◆ Request
Copy exactly, and only, the lines between the start of the entries below and the line containing "top, bottom = 43, 324", both inclusive. Omit pictures.

◆ Entries with chart source code
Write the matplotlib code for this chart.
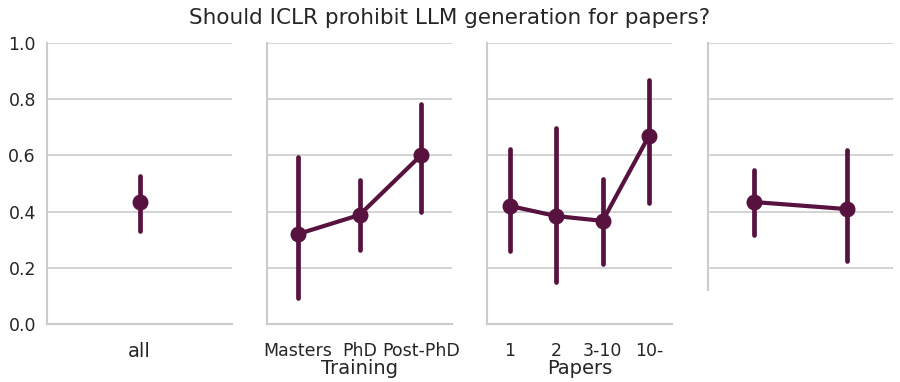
import matplotlib
matplotlib.use("Agg")
import matplotlib.pyplot as plt
import numpy as np

title = "Should ICLR prohibit LLM generation for papers?"

p1_cats = ["all"]
p1_mean = [0.434]
p1_lo = [0.331]
p1_hi = [0.527]

p2_cats = ["Masters", "PhD", "Post-PhD"]
p2_mean = [0.320, 0.388, 0.601]
p2_lo = [0.093, 0.263, 0.399]
p2_hi = [0.594, 0.512, 0.783]

p3_cats = ["1", "2", "3-10", "10-"]
p3_mean = [0.420, 0.384, 0.367, 0.669]
p3_lo = [0.260, 0.149, 0.214, 0.431]
p3_hi = [0.623, 0.698, 0.516, 0.868]

p4_cats = ["", ""]
p4_mean = [0.434, 0.409]
p4_lo = [0.317, 0.224]
p4_hi = [0.548, 0.619]

xlabels = ["", "Training", "Papers", ""]

color = "#58123f"
grid_c = "#cccccc"

plt.rcParams['font.family'] = ['DejaVu Sans']
fig = plt.figure(figsize=(9, 3.82), dpi=100)
W, H = 900, 382
lefts = [47, 267, 487, 708]
width = 185
top, bottom = 43, 324

panels = [(p1_cats, p1_mean, p1_lo, p1_hi),
          (p2_cats, p2_mean, p2_lo, p2_hi),
          (p3_cats, p3_mean, p3_lo, p3_hi),
          (p4_cats, p4_mean, p4_lo, p4_hi)]

for i, (cats, m, lo, hi) in enumerate(panels):
    ax = fig.add_axes([lefts[i] / W, 1 - bottom / H, width / W, (bottom - top) / H])
    x = np.arange(len(cats))
    ax.set_ylim(0, 1)
    ax.set_xlim(-0.5, len(cats) - 0.5)
    ax.set_yticks([0, 0.2, 0.4, 0.6, 0.8, 1.0])
    ax.yaxis.grid(True, color=grid_c, linewidth=1.2)
    ax.set_axisbelow(True)
    for xi, l, h in zip(x, lo, hi):
        ax.plot([xi, xi], [l, h], color=color, linewidth=3.4, solid_capstyle='round', zorder=3)
    ax.plot(x, m, color=color, linewidth=3.0, marker='o', markersize=10.5, zorder=4)
    ax.set_xticks(x)
    ax.set_xticklabels(cats, fontsize=12.5)
    ax.tick_params(axis='x', length=0, pad=13, labelcolor="#262626")
    ax.tick_params(axis='y', length=0, pad=8, labelcolor="#262626", labelsize=12.5)
    if i > 0:
        ax.set_yticklabels([])
    if i == 0:
        ax.tick_params(axis='x', labelsize=14, pad=13)
    ax.set_xlabel(xlabels[i], fontsize=14, color="#262626", labelpad=-1)
    for s in ['top', 'right']:
        ax.spines[s].set_visible(False)
    for s in ['left', 'bottom']:
        ax.spines[s].set_color(grid_c)
        ax.spines[s].set_linewidth(1.5)
    if i == 3:
        ax.spines['bottom'].set_visible(False)
        ax.spines['left'].set_bounds(0.12, 1.0)
        gl = ax.get_ygridlines()
        gl[0].set_visible(False)

fig.text(0.5, 1 - 18 / H, title, ha='center', va='center', fontsize=15.5, color="#262626")
fig.savefig("out.png", dpi=100)
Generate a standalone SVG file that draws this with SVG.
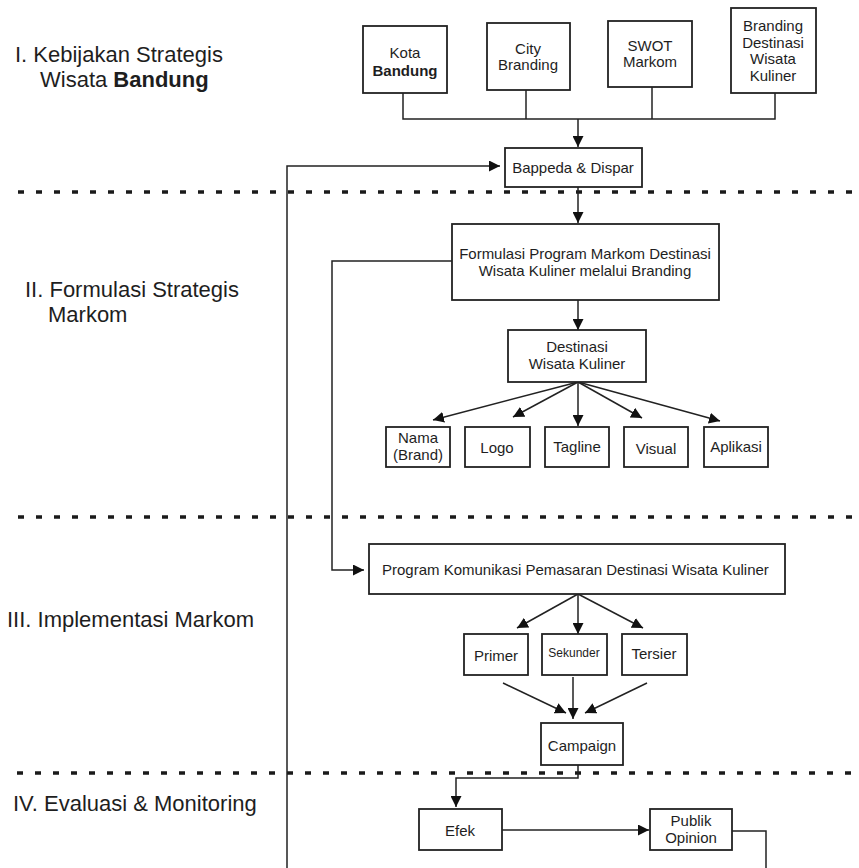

◆ The response
Write the matplotlib code for this chart.
import matplotlib
matplotlib.use("Agg")
import matplotlib.pyplot as plt
import numpy as np

title = "Should ICLR prohibit LLM generation for papers?"

p1_cats = ["all"]
p1_mean = [0.434]
p1_lo = [0.331]
p1_hi = [0.527]

p2_cats = ["Masters", "PhD", "Post-PhD"]
p2_mean = [0.320, 0.388, 0.601]
p2_lo = [0.093, 0.263, 0.399]
p2_hi = [0.594, 0.512, 0.783]

p3_cats = ["1", "2", "3-10", "10-"]
p3_mean = [0.420, 0.384, 0.367, 0.669]
p3_lo = [0.260, 0.149, 0.214, 0.431]
p3_hi = [0.623, 0.698, 0.516, 0.868]

p4_cats = ["", ""]
p4_mean = [0.434, 0.409]
p4_lo = [0.317, 0.224]
p4_hi = [0.548, 0.619]

xlabels = ["", "Training", "Papers", ""]

color = "#58123f"
grid_c = "#cccccc"

plt.rcParams['font.family'] = ['DejaVu Sans']
fig = plt.figure(figsize=(9, 3.82), dpi=100)
W, H = 900, 382
lefts = [47, 267, 487, 708]
width = 185
top, bottom = 43, 324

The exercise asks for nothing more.